Sunday, April 22, 2012

Bangladeshi Bees over Bangladeshi Fairies...Because There Aren't Any

          On Tuesday, Dr. Shabbir Mian came to talk to our class about “Folk and Fairy Tales from Bangladesh”, as his presentation was so entitled.  We were to read “Blue Lotus and Red Lotus” to prepare for the class.  However, Dr. Mian began his lecture with a broader view.  Bangladesh is a small country next to India, in fact surrounded by India on most sides.  It is situated on a delta with three large rivers.  Due to the significance of water to their livelihoods, water is an extremely important motif in their fairy tales.  Fairy tales are called Rupkotha in Bangladeshi, or more literally, “Beautiful Words.”  Interestingly enough, Bangladeshi fairy tales do not actually include fairies.  Their tales certainly have magical and fantastical aspects, but the fae are sidelined to the importance of the deities and divine.  The fairy tales come from the Sanskrit work, Panchatantra or The Five Principles, written around 550 AD.  It is based on ancient oral tradition including animal fables in verse and prose.  It can be considered a treatise on human conduct, similar to morals our class has seen in Perrault and the Brothers Grimm’s tales.
          The Jakatas share some of their tales with the Panchatantra.  The Jakatas, written around the fifth century BC, were also based on oral tradition, many referring to the previous lives of the Buddha.  He exhibited a certain virtue in each tale, similar again to those morals we have seen in previous fairy tales.  Dr. Main proceeded to explain how most storylines of Bangladeshi tales related the struggles of good versus evil, vice versus virtue.  The tales clearly delineate one from the other.  The common theme throughout all the tales is that virtue is reward and evil is punished.  These tales do not demonstrate the power of redemption; there are no second chances.  This is because evil is not simply punished with incarceration; evil is killed and exterminated so that it cannot spring up elsewhere later on.   

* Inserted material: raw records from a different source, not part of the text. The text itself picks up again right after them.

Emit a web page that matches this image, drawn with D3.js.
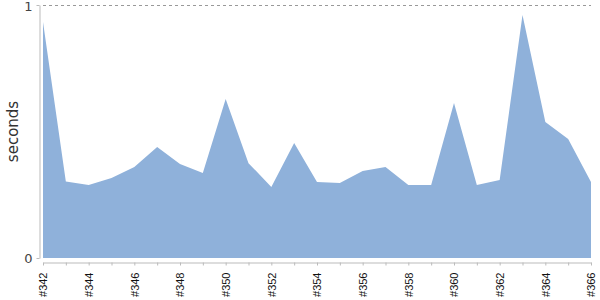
<!DOCTYPE html>
<html>
<head>
<meta charset="utf-8">
<script src="https://cdn.jsdelivr.net/npm/d3@7"></script>
<style>
  body { margin: 0; background: #fff; }
  svg { display: block; font-family: "Liberation Sans", Arial, sans-serif; }
</style>
</head>
<body>
<svg id="chart" width="600" height="300"></svg>
<script>
// builds on the x axis
var builds = ["#342","#343","#344","#345","#346","#347","#348","#349","#350","#351",
              "#352","#353","#354","#355","#356","#357","#358","#359","#360","#361",
              "#362","#363","#364","#365","#366"];
// duration in seconds
var seconds = [0.933, 0.302, 0.289, 0.316, 0.360, 0.439, 0.372, 0.336, 0.628, 0.375,
               0.281, 0.455, 0.300, 0.296, 0.344, 0.360, 0.289, 0.289, 0.613, 0.289,
               0.308, 0.960, 0.538, 0.470, 0.300];
var yTicks = [0, 1];

var margin = {top: 5, right: 9, bottom: 42, left: 43};
var width = 600, height = 300;

var svg = d3.select("#chart");

var x = d3.scalePoint()
    .domain(builds)
    .range([margin.left, width - margin.right]);

var y = d3.scaleLinear()
    .domain([0, 1])
    .range([height - margin.bottom, margin.top]);

var data = builds.map(function(b, i) { return {build: b, value: seconds[i]}; });

// area
var area = d3.area()
    .x(function(d) { return x(d.build); })
    .y0(y(0))
    .y1(function(d) { return y(d.value); });

svg.append("path")
    .datum(data)
    .attr("d", area)
    .attr("fill", "#8fb1da");

// dashed line at top
svg.append("line")
    .attr("x1", margin.left).attr("x2", width - margin.right)
    .attr("y1", y(1) + 0.5).attr("y2", y(1) + 0.5)
    .attr("stroke", "#999")
    .attr("stroke-dasharray", "3,3");

// y axis
var yAxis = svg.append("g")
    .attr("transform", "translate(" + (margin.left - 3.5) + ",0)")
    .call(d3.axisLeft(y).tickValues(yTicks).tickFormat(d3.format("d")).tickSize(3).tickSizeOuter(0));
yAxis.select(".domain").attr("stroke", "#bbb");
yAxis.selectAll(".tick line").attr("stroke", "#bbb");
yAxis.selectAll(".tick text")
    .attr("fill", "#444")
    .attr("font-family", "DejaVu Sans, sans-serif")
    .attr("font-size", 13)
    .attr("x", -7)
    .attr("dy", function(d) { return d === 1 ? "0.45em" : "0.32em"; });

// x axis
var xAxis = svg.append("g")
    .attr("transform", "translate(0," + (height - margin.bottom + 4.5) + ")")
    .call(d3.axisBottom(x).tickSize(3).tickSizeOuter(0));
xAxis.select(".domain").attr("stroke", "#bbb");
xAxis.selectAll(".tick line").attr("stroke", "#bbb");
xAxis.selectAll(".tick text")
    .text(function(d, i) { return i % 2 === 0 ? d : ""; })
    .attr("fill", "#111")
    .attr("font-size", 11)
    .attr("text-anchor", "end")
    .attr("dy", "0.35em")
    .attr("transform", "rotate(-90)")
    .attr("x", -10)
    .attr("y", 0);

// y label
svg.append("text")
    .attr("transform", "translate(18," + ((margin.top + height - margin.bottom) / 2) + ") rotate(-90)")
    .attr("text-anchor", "middle")
    .attr("fill", "#333")
    .attr("font-family", "DejaVu Sans, sans-serif")
    .attr("font-size", 15)
    .text("seconds");
</script>
</body>
</html>
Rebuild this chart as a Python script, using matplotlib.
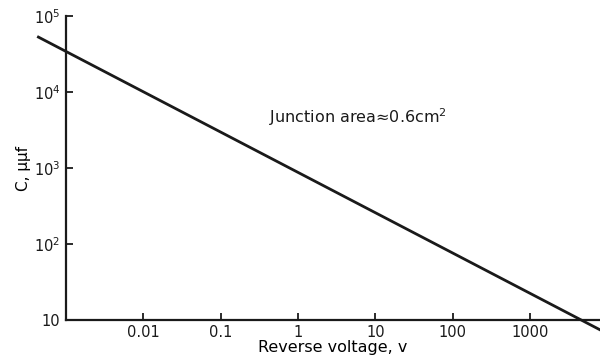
import matplotlib.pyplot as plt
from matplotlib.ticker import FixedLocator, NullLocator

voltage = [0.00044, 8000]
capacitance = [53000, 7.4]

x_ticks = [0.01, 0.1, 1, 10, 100, 1000]
x_labels = ["0.01", "0.1", "1", "10", "100", "1000"]
y_ticks = [10, 1e2, 1e3, 1e4, 1e5]
y_labels = ["10", r"$10^2$", r"$10^3$", r"$10^4$", r"$10^5$"]

fig = plt.figure(figsize=(6, 3.59), dpi=100)
ax = fig.add_axes([0.11, 0.109, 0.89, 0.846])

ax.plot(voltage, capacitance, color="#1a1a1a", lw=2, clip_on=False)

ax.set_xscale("log")
ax.set_yscale("log")
ax.set_xlim(0.001, 8000)
ax.set_ylim(10, 1e5)

ax.xaxis.set_major_locator(FixedLocator(x_ticks))
ax.xaxis.set_minor_locator(NullLocator())
ax.set_xticklabels(x_labels)
ax.yaxis.set_major_locator(FixedLocator(y_ticks))
ax.yaxis.set_minor_locator(NullLocator())
ax.set_yticklabels(y_labels)

for s in ["top", "right"]:
    ax.spines[s].set_visible(False)
for s in ["left", "bottom"]:
    ax.spines[s].set_linewidth(1.6)
    ax.spines[s].set_color("#1a1a1a")

ax.tick_params(direction="in", length=5, width=1.3, labelsize=10.5, colors="#1a1a1a", pad=4)

ax.set_xlabel("Reverse voltage, v", fontsize=11.5, labelpad=0)
ax.set_ylabel("C, μμf", fontsize=11, labelpad=2)

ax.text(0.001 * 10 ** ((268 - 66) / 77), 10 ** (5 - (117 - 16) / 76), "Junction area≈0.6cm$^2$",
        fontsize=11.5, va="center", ha="left", color="#1a1a1a")

fig.savefig("out.png", dpi=100)
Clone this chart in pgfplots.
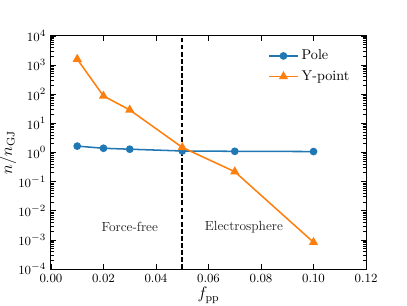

          This theme challenges the common belief of Western society.  America is the land of second chances.  We draw millions of immigrants to our country with the idea that they can have a second chance, and therefore a better life, simply by coming here.  Disney demonstrates our desire for this in many of their movies, but that concept is also drawn from the European inspirations.  The story of Beauty and the Beast is all about the Beast having a second chance to become more gentlemanly and to refine his wild ways.  Even in Angela Carter’s version, the girl is given a second chance/life to become true to her inner self.  People make mistakes; that is part of what being human is all about.  Making mistakes and learning from them.  As previously stated, this is not emphasized in the Bangladeshi tales.  
          In the story we read for class, “Blue Lotus and Red Lotus”, the two sons rampage through the demon community killing everyone.  Even though one of the sons is half demonic through his mother, no other demonic creature is given mercy.  The mother is depicted as viciously evil, no longer human.  Since she is not human, she does not have the option of a second chance.  This decisive logic that pervades that Bangladeshi stories both simplifies and complicates life.  Sure, abstract decisions are easier.  But when things are personal, they never seem black and white, and therefore there is no simple decision.  Personally, growing up in a culture that doesn't allow for mistakes would seem to constrain innovation and creativity, as people who are condemned for failure may not want to take the chance of success.  This is not to say anything against the Bangladeshi culture.  Americans along with every other culture would not want the ideas present in our stories to simply be extrapolated and placed upon our society.  This is simply to suggest that there are dangers with present any ideas to our youth who then may take it and run with it.